Dataset extract:
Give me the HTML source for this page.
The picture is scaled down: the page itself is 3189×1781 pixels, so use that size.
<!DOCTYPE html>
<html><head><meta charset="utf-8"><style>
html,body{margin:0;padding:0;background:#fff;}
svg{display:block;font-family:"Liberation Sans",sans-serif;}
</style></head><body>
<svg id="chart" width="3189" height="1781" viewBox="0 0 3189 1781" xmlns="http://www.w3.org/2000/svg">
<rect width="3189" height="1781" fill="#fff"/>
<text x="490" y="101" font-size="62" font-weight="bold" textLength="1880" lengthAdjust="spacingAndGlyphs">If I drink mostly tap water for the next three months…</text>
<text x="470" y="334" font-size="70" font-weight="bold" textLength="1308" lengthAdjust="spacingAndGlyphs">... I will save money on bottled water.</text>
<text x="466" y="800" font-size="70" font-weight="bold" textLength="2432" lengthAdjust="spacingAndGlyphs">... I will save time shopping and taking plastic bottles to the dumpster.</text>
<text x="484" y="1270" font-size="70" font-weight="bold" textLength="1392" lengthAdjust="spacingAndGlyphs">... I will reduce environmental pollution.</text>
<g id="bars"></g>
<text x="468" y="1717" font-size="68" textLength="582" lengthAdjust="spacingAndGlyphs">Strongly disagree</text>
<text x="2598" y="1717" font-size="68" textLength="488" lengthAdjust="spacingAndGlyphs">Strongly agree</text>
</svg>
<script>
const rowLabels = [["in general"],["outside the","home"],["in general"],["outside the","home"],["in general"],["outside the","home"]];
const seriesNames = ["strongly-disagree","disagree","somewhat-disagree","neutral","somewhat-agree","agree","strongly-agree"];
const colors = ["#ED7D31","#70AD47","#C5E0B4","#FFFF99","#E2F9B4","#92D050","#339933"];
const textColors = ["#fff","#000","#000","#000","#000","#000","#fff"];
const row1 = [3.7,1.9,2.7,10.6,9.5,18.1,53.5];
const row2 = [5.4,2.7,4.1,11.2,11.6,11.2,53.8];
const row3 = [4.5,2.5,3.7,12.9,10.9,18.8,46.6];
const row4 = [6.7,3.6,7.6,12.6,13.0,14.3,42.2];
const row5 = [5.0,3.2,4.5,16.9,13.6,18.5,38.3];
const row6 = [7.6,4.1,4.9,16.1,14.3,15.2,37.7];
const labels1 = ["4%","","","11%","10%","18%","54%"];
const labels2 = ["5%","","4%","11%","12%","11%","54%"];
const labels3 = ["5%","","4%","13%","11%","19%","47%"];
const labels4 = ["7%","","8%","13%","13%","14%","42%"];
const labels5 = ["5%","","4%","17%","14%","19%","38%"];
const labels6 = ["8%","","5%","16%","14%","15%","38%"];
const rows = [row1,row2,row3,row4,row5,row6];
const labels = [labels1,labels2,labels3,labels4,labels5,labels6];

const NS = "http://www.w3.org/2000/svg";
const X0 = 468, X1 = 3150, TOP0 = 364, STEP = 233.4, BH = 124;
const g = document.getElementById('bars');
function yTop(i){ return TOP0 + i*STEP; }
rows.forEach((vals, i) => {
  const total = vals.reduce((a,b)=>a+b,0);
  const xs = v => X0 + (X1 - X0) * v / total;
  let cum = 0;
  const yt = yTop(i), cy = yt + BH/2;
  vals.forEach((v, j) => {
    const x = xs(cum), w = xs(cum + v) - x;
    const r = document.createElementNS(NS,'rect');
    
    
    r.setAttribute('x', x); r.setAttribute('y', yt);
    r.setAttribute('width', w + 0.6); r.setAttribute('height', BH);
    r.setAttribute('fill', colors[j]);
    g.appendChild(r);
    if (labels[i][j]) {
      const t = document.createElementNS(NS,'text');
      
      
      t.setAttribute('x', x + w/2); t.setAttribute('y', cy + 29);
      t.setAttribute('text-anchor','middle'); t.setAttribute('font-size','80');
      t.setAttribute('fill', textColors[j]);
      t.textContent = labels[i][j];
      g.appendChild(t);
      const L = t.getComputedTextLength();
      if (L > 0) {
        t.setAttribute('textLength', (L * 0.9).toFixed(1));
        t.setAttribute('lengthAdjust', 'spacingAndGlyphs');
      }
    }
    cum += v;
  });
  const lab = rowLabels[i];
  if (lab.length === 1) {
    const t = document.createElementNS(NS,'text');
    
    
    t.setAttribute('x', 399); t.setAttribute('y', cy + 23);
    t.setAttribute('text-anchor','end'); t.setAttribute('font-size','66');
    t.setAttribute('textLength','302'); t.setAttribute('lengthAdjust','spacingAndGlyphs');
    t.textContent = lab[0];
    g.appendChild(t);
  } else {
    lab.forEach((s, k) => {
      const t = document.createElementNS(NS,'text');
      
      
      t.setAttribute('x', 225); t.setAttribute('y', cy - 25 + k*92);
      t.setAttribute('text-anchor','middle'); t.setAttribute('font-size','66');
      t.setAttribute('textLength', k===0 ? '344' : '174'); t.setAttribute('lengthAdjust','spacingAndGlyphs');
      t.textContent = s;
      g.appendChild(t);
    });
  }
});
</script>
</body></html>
...
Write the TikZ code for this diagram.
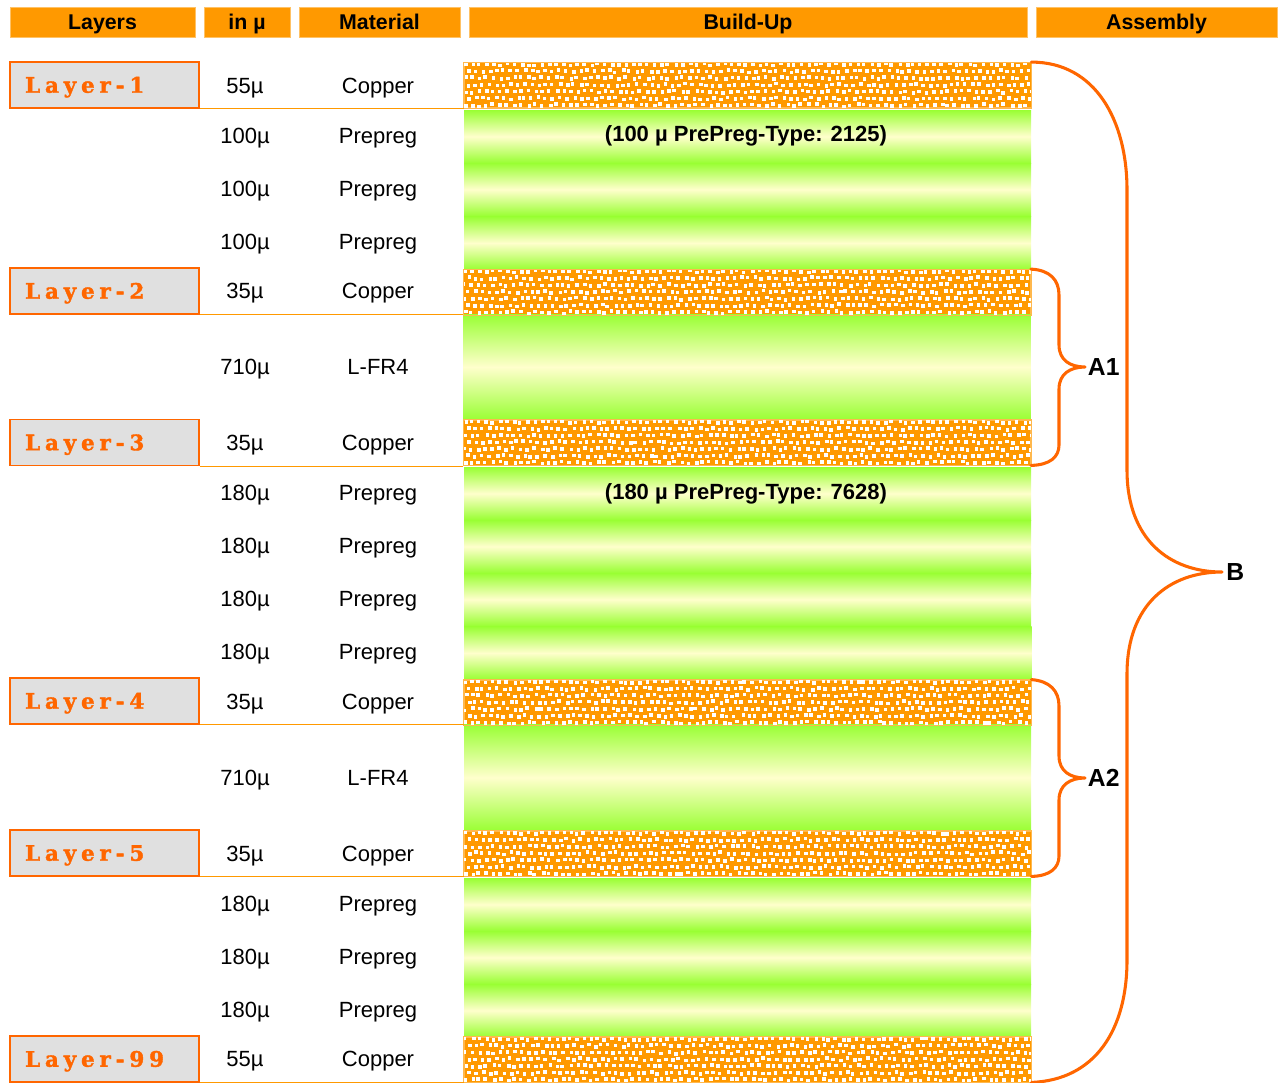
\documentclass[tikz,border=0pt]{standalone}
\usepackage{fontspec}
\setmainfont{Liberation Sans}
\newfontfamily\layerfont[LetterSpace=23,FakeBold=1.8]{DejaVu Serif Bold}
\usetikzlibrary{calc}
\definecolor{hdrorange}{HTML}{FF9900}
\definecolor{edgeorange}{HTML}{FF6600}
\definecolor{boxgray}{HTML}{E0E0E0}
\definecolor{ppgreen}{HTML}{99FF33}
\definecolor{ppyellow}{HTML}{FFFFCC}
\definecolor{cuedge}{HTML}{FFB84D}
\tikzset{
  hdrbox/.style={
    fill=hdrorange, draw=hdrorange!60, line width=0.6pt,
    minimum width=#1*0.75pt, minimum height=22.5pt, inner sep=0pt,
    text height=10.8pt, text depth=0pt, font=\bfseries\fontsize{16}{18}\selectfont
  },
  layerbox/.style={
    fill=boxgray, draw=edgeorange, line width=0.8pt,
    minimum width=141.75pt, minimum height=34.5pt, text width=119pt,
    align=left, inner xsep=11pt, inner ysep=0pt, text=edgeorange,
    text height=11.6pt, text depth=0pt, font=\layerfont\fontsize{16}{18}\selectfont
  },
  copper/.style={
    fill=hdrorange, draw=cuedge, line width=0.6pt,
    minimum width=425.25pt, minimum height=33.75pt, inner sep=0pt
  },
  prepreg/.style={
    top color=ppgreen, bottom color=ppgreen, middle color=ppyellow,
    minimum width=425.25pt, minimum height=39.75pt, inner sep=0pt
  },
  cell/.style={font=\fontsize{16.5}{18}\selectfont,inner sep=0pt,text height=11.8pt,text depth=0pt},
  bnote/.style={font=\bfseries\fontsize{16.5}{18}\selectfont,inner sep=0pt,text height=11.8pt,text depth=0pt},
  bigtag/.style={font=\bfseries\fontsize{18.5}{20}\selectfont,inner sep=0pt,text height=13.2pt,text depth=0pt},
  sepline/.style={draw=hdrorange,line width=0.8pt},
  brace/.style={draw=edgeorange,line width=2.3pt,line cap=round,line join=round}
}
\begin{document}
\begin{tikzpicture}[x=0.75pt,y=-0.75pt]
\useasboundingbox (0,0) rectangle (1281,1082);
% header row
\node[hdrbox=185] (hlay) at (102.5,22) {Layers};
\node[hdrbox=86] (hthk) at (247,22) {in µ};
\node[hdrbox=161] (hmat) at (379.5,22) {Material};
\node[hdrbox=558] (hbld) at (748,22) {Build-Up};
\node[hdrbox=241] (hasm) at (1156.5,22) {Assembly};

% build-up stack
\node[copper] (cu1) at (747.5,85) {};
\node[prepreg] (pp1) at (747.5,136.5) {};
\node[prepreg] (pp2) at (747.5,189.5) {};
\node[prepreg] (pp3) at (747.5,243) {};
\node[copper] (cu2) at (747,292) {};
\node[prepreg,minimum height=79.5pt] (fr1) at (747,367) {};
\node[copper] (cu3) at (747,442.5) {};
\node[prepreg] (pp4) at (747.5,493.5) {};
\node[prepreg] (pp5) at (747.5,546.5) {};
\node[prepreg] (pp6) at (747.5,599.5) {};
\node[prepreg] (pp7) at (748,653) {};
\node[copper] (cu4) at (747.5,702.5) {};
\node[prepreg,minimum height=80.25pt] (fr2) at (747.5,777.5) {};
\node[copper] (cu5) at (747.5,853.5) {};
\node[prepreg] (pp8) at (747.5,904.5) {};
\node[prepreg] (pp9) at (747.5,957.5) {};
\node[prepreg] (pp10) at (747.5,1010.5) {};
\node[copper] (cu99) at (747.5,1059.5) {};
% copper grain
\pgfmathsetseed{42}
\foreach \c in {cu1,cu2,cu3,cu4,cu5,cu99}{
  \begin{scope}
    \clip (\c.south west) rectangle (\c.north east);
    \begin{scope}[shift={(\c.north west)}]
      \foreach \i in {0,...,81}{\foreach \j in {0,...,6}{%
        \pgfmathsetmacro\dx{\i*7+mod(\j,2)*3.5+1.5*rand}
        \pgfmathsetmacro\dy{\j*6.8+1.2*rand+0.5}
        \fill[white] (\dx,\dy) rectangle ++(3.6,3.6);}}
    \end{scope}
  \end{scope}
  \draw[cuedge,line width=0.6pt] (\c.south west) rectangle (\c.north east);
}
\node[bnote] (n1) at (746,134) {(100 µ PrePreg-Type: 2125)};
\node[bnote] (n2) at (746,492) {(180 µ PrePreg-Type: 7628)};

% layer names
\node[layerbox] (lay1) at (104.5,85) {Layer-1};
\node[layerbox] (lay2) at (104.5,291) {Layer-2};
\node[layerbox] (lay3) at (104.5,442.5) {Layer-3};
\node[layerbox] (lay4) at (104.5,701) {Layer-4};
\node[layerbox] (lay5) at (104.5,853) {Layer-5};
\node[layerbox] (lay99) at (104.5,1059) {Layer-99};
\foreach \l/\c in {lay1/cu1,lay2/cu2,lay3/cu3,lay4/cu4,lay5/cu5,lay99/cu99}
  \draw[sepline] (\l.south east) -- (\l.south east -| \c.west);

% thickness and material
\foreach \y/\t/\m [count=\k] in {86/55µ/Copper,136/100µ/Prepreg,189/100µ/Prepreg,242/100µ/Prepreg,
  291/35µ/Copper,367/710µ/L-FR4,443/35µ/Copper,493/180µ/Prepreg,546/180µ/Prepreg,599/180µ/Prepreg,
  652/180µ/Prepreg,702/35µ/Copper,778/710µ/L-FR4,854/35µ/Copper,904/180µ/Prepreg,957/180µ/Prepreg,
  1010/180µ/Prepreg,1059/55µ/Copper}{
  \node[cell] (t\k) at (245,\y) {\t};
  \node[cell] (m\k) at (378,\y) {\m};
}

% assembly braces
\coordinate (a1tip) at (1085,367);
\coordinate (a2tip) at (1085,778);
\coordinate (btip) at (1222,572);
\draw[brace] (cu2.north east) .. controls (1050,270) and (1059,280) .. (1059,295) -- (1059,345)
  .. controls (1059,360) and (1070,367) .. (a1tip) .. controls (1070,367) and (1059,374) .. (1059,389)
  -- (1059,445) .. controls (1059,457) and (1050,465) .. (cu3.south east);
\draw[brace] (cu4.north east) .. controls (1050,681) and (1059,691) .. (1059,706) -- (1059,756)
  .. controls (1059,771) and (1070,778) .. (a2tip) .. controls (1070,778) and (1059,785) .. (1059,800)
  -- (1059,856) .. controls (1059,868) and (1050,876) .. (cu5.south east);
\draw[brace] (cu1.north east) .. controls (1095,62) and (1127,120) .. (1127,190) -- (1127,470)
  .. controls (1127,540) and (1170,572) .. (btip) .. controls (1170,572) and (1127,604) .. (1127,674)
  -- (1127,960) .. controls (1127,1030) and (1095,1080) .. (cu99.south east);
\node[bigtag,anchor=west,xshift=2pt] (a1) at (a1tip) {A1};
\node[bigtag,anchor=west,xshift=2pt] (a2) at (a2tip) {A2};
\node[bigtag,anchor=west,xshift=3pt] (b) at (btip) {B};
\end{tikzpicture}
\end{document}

Task directions: Your answer should be only the number of lines that hold the word "this".

Complete response: 2